The Government will announce in the autumn the new deadline for reaching the UN target of 0.7 per cent of GNP to be spent annually on overseas develop-ment aid.
The decision will be made in advance of the UN millennium summit in September, according to the Government amendment to the Green Party private members' Dáil motion on overseas development aid.
Minister for Foreign Affairs Dermot Ahern told the debate that in 1997 the State spent "about €39 for every man, woman and child on our development programme. This year we will spend about €136."
That represented an increase from €158 million to €545 million, which was "on top of the personal donations made by Irish citizens to the developing world".
"It is worth noting that none of the G8 donor countries provides the same level of aid per capita as Ireland," the Minister said.

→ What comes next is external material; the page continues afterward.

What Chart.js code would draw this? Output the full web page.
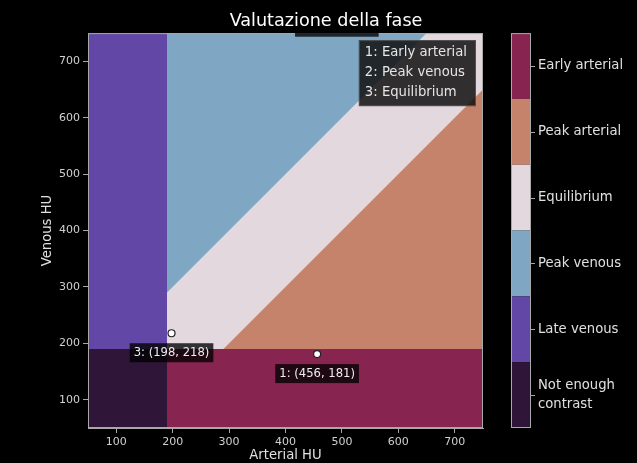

"On average they provide 0.21 per cent of their GNP in aid, just over half the level of aid achieved by Ireland."
He was speaking during a debate in which the Green Party called on the Government to outline its policy proposals, criticised the failure to meet its original target deadline of 0.7 per cent by 2007, announced at the UN millennium summit in 2000.
The motion focused on aid, trade and debt cancellation, the need to put brakes on the global trade in arms, social justice, environmental degradation and climate change.
Dan Boyle, the Green Party finance spokesman, said it was a "great disappointment" that the Government could not meet the 2007 deadline and it was a "frustration" that the Government did not set a new deadline and there was "a great deal of disillusion-ment" that the Government had not put in place any mechanism as to how this target would be reached.
Mr Ahern said, however, that over the next three years Ireland will spend €1.8 billion on development assistance, but "I don't say this to detract from the UN target of 0.7 per cent".
He insisted that Ireland needed to meet the target. "We need a sustainable, tenable, deliverable target. We won't be rushed because this is serious business."
Mr Ahern said Ireland's aid was focused on some of the world's poorest countries and that the State spent more of its aid on low income countries than any other country apart from Portugal.
"We are one of only six countries which spend more than 0.15 per cent of GNP on the least developed countries," he said.
John Gormley (Green Party, Dublin South-East) said the Taoiseach had committed at the UN in 2000 to meeting the 0.7 target by 2007. At the U2 concerts at the weekend he was "deservedly booed by the crowd" when his name was mentioned, "because most Irish people recognise that it was a cynical ploy to get on the [ UN] Security Council".